白字戲《樓臺會》整出戲只用了二首弦詩過門音樂,是為了刻畫英臺愁悶的心情,其他則運用小串子(即小過門)。音樂素材簡單,手法干練,運用得當,可以說是這出戲在間奏音樂運用上的一個典型例子。如上半場,山伯和銀心的唱腔用同樣的串子,以輕快的小鑼鼓節奏伴以跳躍的音樂旋律,渲染了喜悅的氣氛和人物的思想感情;而對英臺的內心描繪,音樂則是緩慢沉重的。
一種是散而無板,另一種是散而有板。如英臺唱的“誰知你”這句是散而無板,至“不曉文君意”則是散中有板。再如,英臺與山伯合唱的“噯——欲別又難忍,難舍恩愛情……”這不但散中有板,而且是內含某一具體因素的板式。另外,還有一種哭板,也是叫散板,如“噯,山伯我的梁兄……”它有承上啟下的作用。
這一板式中,唱詞往往有并列短句,旋律做壓縮重復,對抒發感情、渲染氣氛起了積極作用。當然,這個戲的音樂唱腔設計也存在不足。
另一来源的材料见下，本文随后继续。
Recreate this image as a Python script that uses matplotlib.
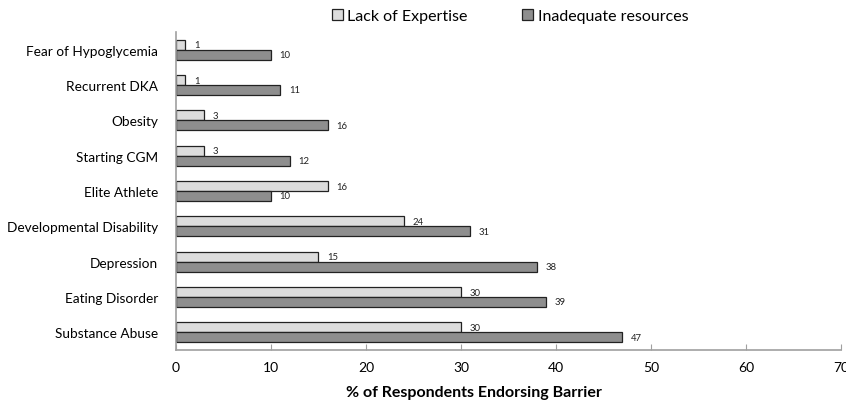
import numpy as np
import matplotlib.pyplot as plt

plt.rcParams['font.family'] = ['Lato', 'DejaVu Sans']

# categories top to bottom
barriers = ["Fear of Hypoglycemia", "Recurrent DKA", "Obesity", "Starting CGM",
            "Elite Athlete", "Developmental Disability", "Depression",
            "Eating Disorder", "Substance Abuse"]
lack_expertise = [1, 1, 3, 3, 16, 24, 15, 30, 30]
inadequate_resources = [10, 11, 16, 12, 10, 31, 38, 39, 47]
xticks = [0, 10, 20, 30, 40, 50, 60, 70]

fig = plt.figure(figsize=(8.46, 4.02), dpi=100)
ax = fig.add_axes([0.208, 0.127, 0.786, 0.791])

n = len(barriers)
y = np.arange(n)[::-1]
h = 0.28

b1 = ax.barh(y + h / 2, lack_expertise, height=h, color="#dcdcdc",
             edgecolor="#222222", linewidth=0.9, label="Lack of Expertise")
b2 = ax.barh(y - h / 2, inadequate_resources, height=h, color="#8e8e8e",
             edgecolor="#222222", linewidth=0.9, label="Inadequate resources")

for bars, vals in ((b1, lack_expertise), (b2, inadequate_resources)):
    for bar, v in zip(bars, vals):
        ax.annotate(str(v), (v, bar.get_y() + bar.get_height() / 2),
                    xytext=(6, 0), textcoords="offset points",
                    va="center", ha="left", fontsize=6.8, color="#222222")

ax.set_xlim(0, 70)
ax.set_ylim(-0.5, n - 0.5)
ax.set_xticks(xticks)
ax.set_yticks(y)
ax.set_yticklabels(barriers, fontsize=9.8)
ax.tick_params(axis="y", length=0, pad=13)
ax.tick_params(axis="x", direction="in", length=4, color="#a0a0a0",
               labelsize=10, pad=8)

for s in ("top", "right"):
    ax.spines[s].set_visible(False)
ax.spines["left"].set_color("#a0a0a0")
ax.spines["bottom"].set_color("#a0a0a0")
ax.spines["left"].set_linewidth(1.2)
ax.spines["bottom"].set_linewidth(1.2)

fig.text(0.56, 0.005, "% of Respondents Endorsing Barrier", ha="center",
         va="bottom", fontsize=11.5, fontweight="bold")

leg = fig.legend(handles=[b1, b2], loc="center", bbox_to_anchor=(0.603, 0.958),
                 ncol=2, frameon=False, fontsize=11.5, handlelength=0.7,
                 handleheight=0.7, handletextpad=0.3, columnspacing=3.4)

fig.savefig("out.png", dpi=100)
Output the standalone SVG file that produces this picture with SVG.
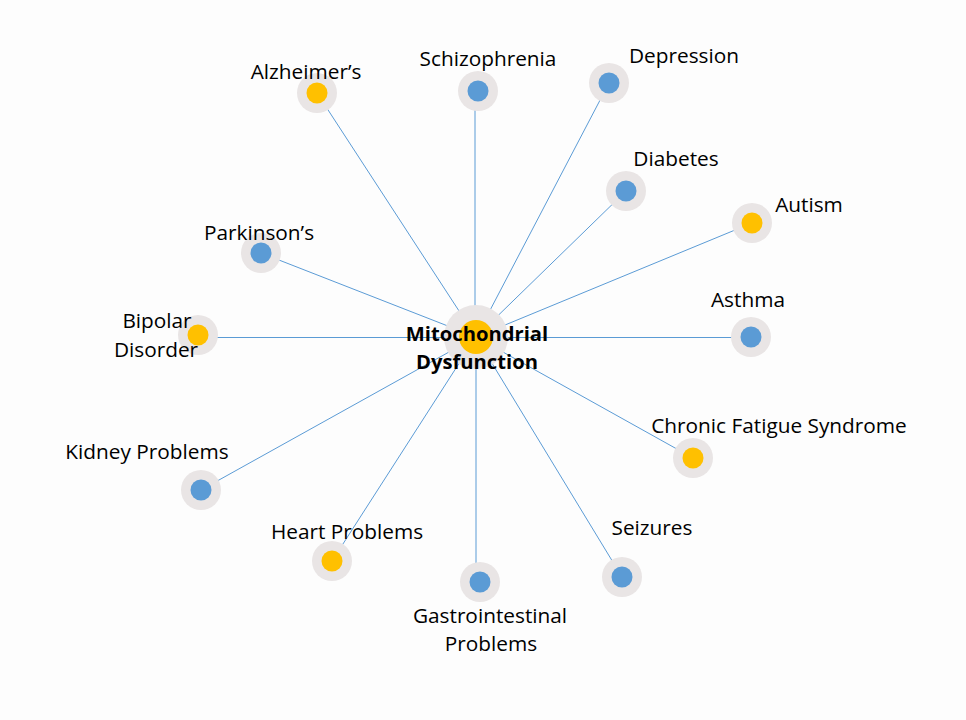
<svg xmlns="http://www.w3.org/2000/svg" width="966" height="720" viewBox="0 0 966 720">
<style>
.bg{fill:#fdfdfd}
.ring{fill:#e9e5e5}
.b{fill:#5b9bd5}
.y{fill:#ffc000}
.lbl{font-family:"Open Sans","Noto Sans","DejaVu Sans",sans-serif;font-size:20.8px;fill:#000;text-anchor:middle}
.ctr{font-family:"Open Sans","Noto Sans","DejaVu Sans",sans-serif;font-size:20.2px;font-weight:bold;fill:#000;text-anchor:middle}
#edges line{stroke:#5b9bd5;stroke-width:1}
</style>
<rect class="bg" x="0" y="0" width="966" height="720"/>
<g id="edges">
<line x1="476" y1="337" x2="317" y2="93"/>
<line x1="475" y1="337" x2="475" y2="91"/>
<line x1="476" y1="337" x2="609" y2="83"/>
<line x1="476" y1="337" x2="626" y2="191"/>
<line x1="476" y1="337" x2="752" y2="223"/>
<line x1="476" y1="337" x2="261" y2="253"/>
<line x1="476" y1="337.5" x2="198" y2="337.5"/>
<line x1="476" y1="337.5" x2="751" y2="337.5"/>
<line x1="476" y1="337" x2="201" y2="490"/>
<line x1="476" y1="337" x2="693" y2="458"/>
<line x1="476" y1="337" x2="332" y2="561"/>
<line x1="476" y1="337" x2="476" y2="582"/>
<line x1="476" y1="337" x2="622" y2="577"/>
</g>
<g id="n-alzheimers"><circle class="ring" cx="317" cy="93" r="20"/><circle class="y" cx="317" cy="93" r="10.5"/><text class="lbl" x="306" y="79">Alzheimer’s</text></g>
<g id="n-schizophrenia"><circle class="ring" cx="478" cy="91" r="20"/><circle class="b" cx="478" cy="91" r="10.5"/><text class="lbl" x="488" y="66">Schizophrenia</text></g>
<g id="n-depression"><circle class="ring" cx="609" cy="83" r="20"/><circle class="b" cx="609" cy="83" r="10.5"/><text class="lbl" x="684" y="63">Depression</text></g>
<g id="n-diabetes"><circle class="ring" cx="626" cy="191" r="20"/><circle class="b" cx="626" cy="191" r="10.5"/><text class="lbl" x="676" y="166">Diabetes</text></g>
<g id="n-autism"><circle class="ring" cx="752" cy="223" r="20"/><circle class="y" cx="752" cy="223" r="10.5"/><text class="lbl" x="809" y="212">Autism</text></g>
<g id="n-parkinsons"><circle class="ring" cx="261" cy="253" r="20"/><circle class="b" cx="261" cy="253" r="10.5"/><text class="lbl" x="259" y="240">Parkinson’s</text></g>
<g id="n-bipolar"><circle class="ring" cx="198" cy="335" r="20"/><circle class="y" cx="198" cy="335" r="10.5"/><text class="lbl" x="157" y="328">Bipolar</text><text class="lbl" x="156" y="357">Disorder</text></g>
<g id="n-asthma"><circle class="ring" cx="751" cy="337" r="20"/><circle class="b" cx="751" cy="337" r="10.5"/><text class="lbl" x="748" y="307">Asthma</text></g>
<g id="n-kidney"><circle class="ring" cx="201" cy="490" r="20"/><circle class="b" cx="201" cy="490" r="10.5"/><text class="lbl" x="147" y="459">Kidney Problems</text></g>
<g id="n-cfs"><circle class="ring" cx="693" cy="458" r="20"/><circle class="y" cx="693" cy="458" r="10.5"/><text class="lbl" x="779" y="433">Chronic Fatigue Syndrome</text></g>
<g id="n-heart"><circle class="ring" cx="332" cy="561" r="20"/><circle class="y" cx="332" cy="561" r="10.5"/><text class="lbl" x="347" y="539">Heart Problems</text></g>
<g id="n-gastro"><circle class="ring" cx="480" cy="582" r="20"/><circle class="b" cx="480" cy="582" r="10.5"/><text class="lbl" x="490" y="623">Gastrointestinal</text><text class="lbl" x="491" y="651">Problems</text></g>
<g id="n-seizures"><circle class="ring" cx="622" cy="577" r="20"/><circle class="b" cx="622" cy="577" r="10.5"/><text class="lbl" x="652" y="535">Seizures</text></g>
<g id="n-center"><circle class="ring" cx="476" cy="337" r="32"/><circle class="y" cx="476" cy="337" r="17"/><text class="ctr" x="477" y="341">Mitochondrial</text><text class="ctr" x="477" y="369">Dysfunction</text></g>
</svg>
如由于僅僅運用一個曲牌,移調手法相對較少,音樂色彩略感單調了些。此外,就是有些唱腔特別是拖腔運用不恰當,如銀心唱的“卻原來,事久阿哥來相訪”之后的拉腔,這句旋律的情緒偏向哀愁傷感,不符合當時銀心的內心情緒。
白字戲是我國古老而珍稀的地方劇種之一,豐富的音樂唱腔值得我們去發掘研究、總結整理。本文是筆者在長期的戲劇工作中,對白字戲傳統劇目《樓臺會》音樂唱腔的一點粗淺探研,希望能為劇種的傳承工作做點微薄的貢獻。